Make sure your protein powder is certified GF (most whey isolates and pea proteins are, but check labels — some have wheat-based fillers).
Differences: practically none. This cake is more about the meringue structure than the flour — GF flour blends barely affect the final texture because the eggs are doing 80% of the work.
GF vegan version
This one is genuinely tough — the recipe is built on egg whites. The whole structure depends on them. A full vegan conversion is essentially a different recipe, but here's the best route:
Egg white substitute
Aquafaba is the workable answer. ¾ cup of aquafaba (the liquid from a can of unsalted chickpeas) whips into a stable meringue. Add the cream of tartar and monk fruit sweetener and beat as you would egg whites. It takes longer to reach stiff peaks (8 to 10 minutes vs. 4 to 5) but gets there.
Protein powder
Use a plant-based vanilla protein powder. Orgain, Vega, or KOS work well.
Frosting
Greek yogurt → Kite Hill unsweetened Greek-style almond yogurt or Forager cashew Greek. Same volume. Both whip up well with the pudding mix.
Pudding mix
Standard sugar-free pudding mix (Jell-O brand) is not vegan — contains dairy. Use Simply Delish sugar-free pudding mix, which is vegan and works the same way.
Flour
GF self-rising or GF 1:1 + baking powder/salt as above.

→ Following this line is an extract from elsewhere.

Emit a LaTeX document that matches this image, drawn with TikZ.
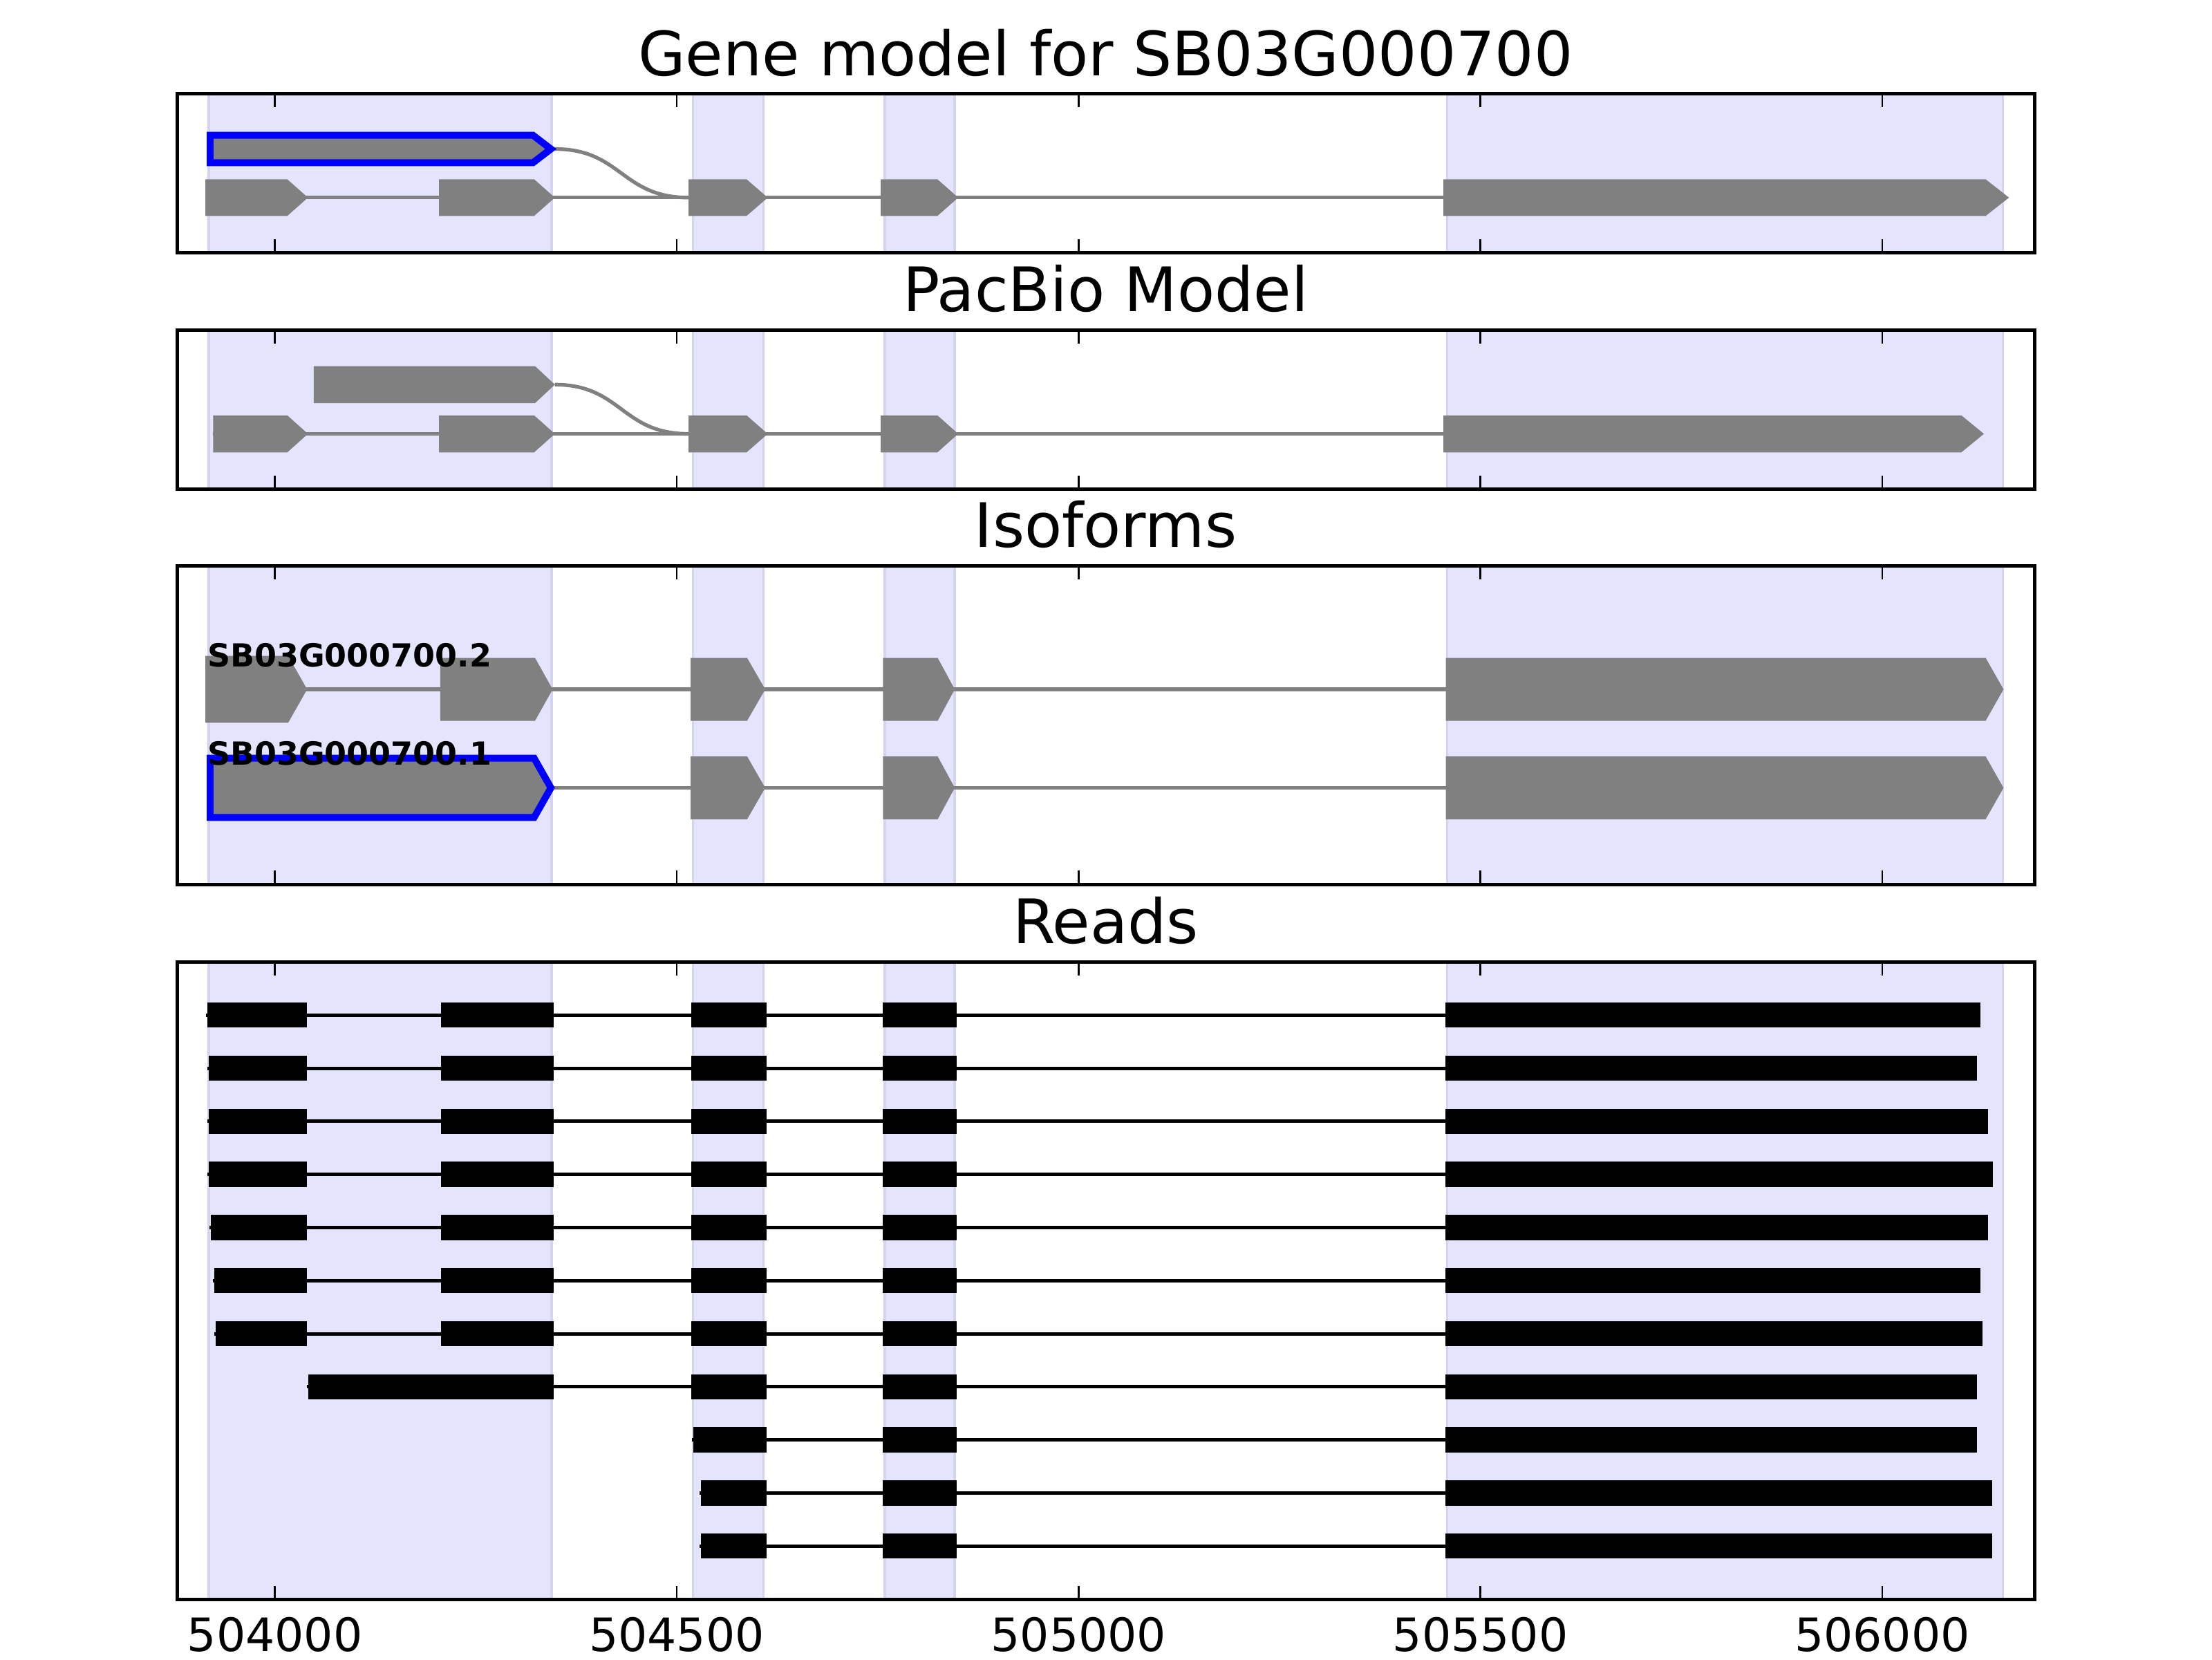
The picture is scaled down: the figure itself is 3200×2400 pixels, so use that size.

Differences from the original: the aquafaba meringue is lighter and slightly more fragile than egg-white meringue — your cakes will be more delicate and you'll need to handle them like a soufflé. The flavor profile is identical (aquafaba is neutral once whipped). The plant-based protein powder may give a slightly grittier crumb than whey, and may leave a faint earthy note depending on the brand. Cashew-based Greek-style yogurt makes the best frosting of the plant yogurts; almond can be too thin. Honest scoring: 7.5/10 — a working version of a fundamentally egg-dependent recipe. If your friend can't eat eggs, this gets you in the ballpark.